Supposedly the latest tech in keeping water out of (historically significant) bunkers is electro-osmotic pulse technology.
EOP is based on the principle of electro-osmosis—the movement of a liquid through a porous medium under the influence of an external electric field. CERL has optimized pulsed electro-osmosis technology for control of water intrusion within concrete and masonry structures and holds numerous patents related to the technology. EOP uses two sets of electrodes: one set is embedded just below the surface of the concrete walls or floors; the other is placed either in the surrounding soil or if the concrete wall is thick, deep within the wall.
A pulsing direct current voltage applied between the electrodes produces an electric field in the concrete, which moves water from the dry side (interior) toward the wet side (exterior), preventing moisture from reaching the inner surfaces of the concrete.
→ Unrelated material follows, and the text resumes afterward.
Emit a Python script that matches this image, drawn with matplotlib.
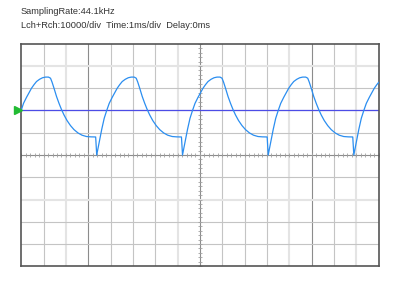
import numpy as np
import matplotlib.pyplot as plt

# ── Data ─────────────────────────────────────────────────────────────────────
# time in ms (1 ms/div), amplitude in counts (10000/div)
trace_t = [
    # partial first cycle (starts at trigger)
    0.000, 0.099, 0.233, 0.345, 0.457, 0.569, 0.681, 0.815, 0.950, 1.084,
    1.218, 1.308, 1.375, 1.465, 1.577, 1.689, 1.801, 1.912, 2.047, 2.204,
    2.360, 2.539, 2.719, 2.920, 3.122, 3.330, 3.377,
    # cycle 2
    3.444, 3.511, 3.601, 3.713, 3.825, 3.937, 4.071, 4.183, 4.295, 4.407,
    4.519, 4.653, 4.788, 4.922, 5.056, 5.146, 5.213, 5.303, 5.415, 5.527,
    5.639, 5.750, 5.885, 6.042, 6.198, 6.377, 6.557, 6.758, 6.960, 7.172, 7.219,
    # cycle 3
    7.286, 7.353, 7.443, 7.555, 7.667, 7.779, 7.913, 8.025, 8.137, 8.249,
    8.361, 8.495, 8.630, 8.764, 8.898, 8.988, 9.055, 9.145, 9.257, 9.369,
    9.481, 9.592, 9.727, 9.884, 10.040, 10.219, 10.399, 10.600, 10.802, 11.010, 11.057,
    # cycle 4
    11.124, 11.191, 11.281, 11.393, 11.505, 11.617, 11.751, 11.863, 11.975, 12.087,
    12.199, 12.333, 12.468, 12.602, 12.736, 12.826, 12.893, 12.983, 13.095, 13.207,
    13.319, 13.430, 13.565, 13.722, 13.878, 14.057, 14.237, 14.438, 14.640, 14.843, 14.890,
    # partial last cycle
    14.957, 15.024, 15.114, 15.226, 15.338, 15.450, 15.584, 15.696, 15.808, 15.920,
    16.000,
]
trace_v = [
    20200, 23200, 25900, 28000, 30000, 31600, 33000, 34000, 34700, 35000,
    35000, 34500, 32800, 30000, 26300, 23200, 20400, 18000, 15500, 13200,
    11400, 9900, 8900, 8300, 8150, 8100, 0,
    3500, 7000, 11500, 16500, 20000, 23200, 25900, 28000, 30000, 31600,
    33000, 34000, 34700, 35000, 35000, 34500, 32800, 30000, 26300, 23200,
    20400, 18000, 15500, 13200, 11400, 9900, 8900, 8300, 8150, 8100, 0,
    3500, 7000, 11500, 16500, 20000, 23200, 25900, 28000, 30000, 31600,
    33000, 34000, 34700, 35000, 35000, 34500, 32800, 30000, 26300, 23200,
    20400, 18000, 15500, 13200, 11400, 9900, 8900, 8300, 8150, 8100, 0,
    3500, 7000, 11500, 16500, 20000, 23200, 25900, 28000, 30000, 31600,
    33000, 34000, 34700, 35000, 35000, 34500, 32800, 30000, 26300, 23200,
    20400, 18000, 15500, 13200, 11400, 9900, 8900, 8300, 8150, 8100, 0,
    3500, 7000, 11500, 16500, 20000, 23200, 25900, 28000, 30000, 31600,
    32600,
]
trigger_level = 20000

header_line1 = "SamplingRate:44.1kHz"
header_line2 = "Lch+Rch:10000/div  Time:1ms/div  Delay:0ms"

# ── Style ────────────────────────────────────────────────────────────────────
GRID = "#c4c4c4"
GRID_LIGHT = "#e4e4e4"
GRID_DARK = "#8c8c8c"
BORDER = "#555555"
TRACE = "#2b8ef0"
TRIG = "#4c4ce6"

plt.rcParams["font.family"] = ["Liberation Sans", "DejaVu Sans"]

fig = plt.figure(figsize=(4.0, 2.89), dpi=100, facecolor="white")
ax = fig.add_axes([21.3 / 400, 22.7 / 289, 357.3 / 400, 222.6 / 289])
ax.set_xlim(0, 16)
ax.set_ylim(-50000, 50000)

# graticule
light_x = [2, 7, 12, 15]
dark_x = [3, 8, 13]
for x in range(1, 16):
    if x in dark_x:
        ax.axvline(x, color=GRID_DARK, lw=0.8, zorder=1)
    elif x in light_x:
        ax.axvline(x, color=GRID_LIGHT, lw=1.5, zorder=1)
    else:
        ax.axvline(x, color=GRID, lw=0.8, zorder=1)

light_y = [40000, -20000]
for y in range(-40000, 50000, 10000):
    if y == 0:
        ax.axhline(y, color=GRID_DARK, lw=0.8, zorder=1)
    elif y in light_y:
        ax.axhline(y, color=GRID_LIGHT, lw=1.5, zorder=1)
    else:
        ax.axhline(y, color=GRID, lw=0.8, zorder=1)

# small ticks along the centre lines
sub_t = np.arange(0, 16.01, 0.2)
ax.plot(sub_t, np.zeros_like(sub_t), ls="none", marker="|", ms=3,
        mew=0.6, color="#a0a0a0", zorder=1)
sub_v = np.arange(-50000, 50001, 2000)
ax.plot(np.full_like(sub_v, 8.0, dtype=float), sub_v, ls="none", marker="_",
        ms=3, mew=0.6, color="#a0a0a0", zorder=1)

# trigger level + marker
ax.axhline(trigger_level, color=TRIG, lw=0.9, zorder=2)
ax.plot([-0.17], [trigger_level], marker=">", ms=5.5, color="#22bb33",
        clip_on=False, zorder=5)

# waveform
ax.plot(trace_t, trace_v, color=TRACE, lw=0.9, zorder=3)

ax.set_xticks([])
ax.set_yticks([])
for s in ax.spines.values():
    s.set_color(BORDER)
    s.set_linewidth(1.2)

fig.text(21 / 400, 1 - 12 / 289, header_line1, fontsize=6.7, color="#333333",
         va="center", ha="left")
fig.text(21 / 400, 1 - 26 / 289, header_line2, fontsize=6.7, color="#333333",
         va="center", ha="left")

fig.savefig("out.png", dpi=100, facecolor="white")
A typical EOP system uses about the same amount of electricity as a 40-watt light bulb. By introducing EOP into dewatering wells, the soil can be quickly dried to levels well below the saturation point and maintained at that drier level.
I can't find much else on this topic that would support such an application of electro-osmosis, so this story smells fishy to me. Is this really a feasible way to keep water out of bunker?
I note that this story at least suffers from the usual ails of science journalism: how much water (and on what area) are those 40W capable of repelling... we're not told.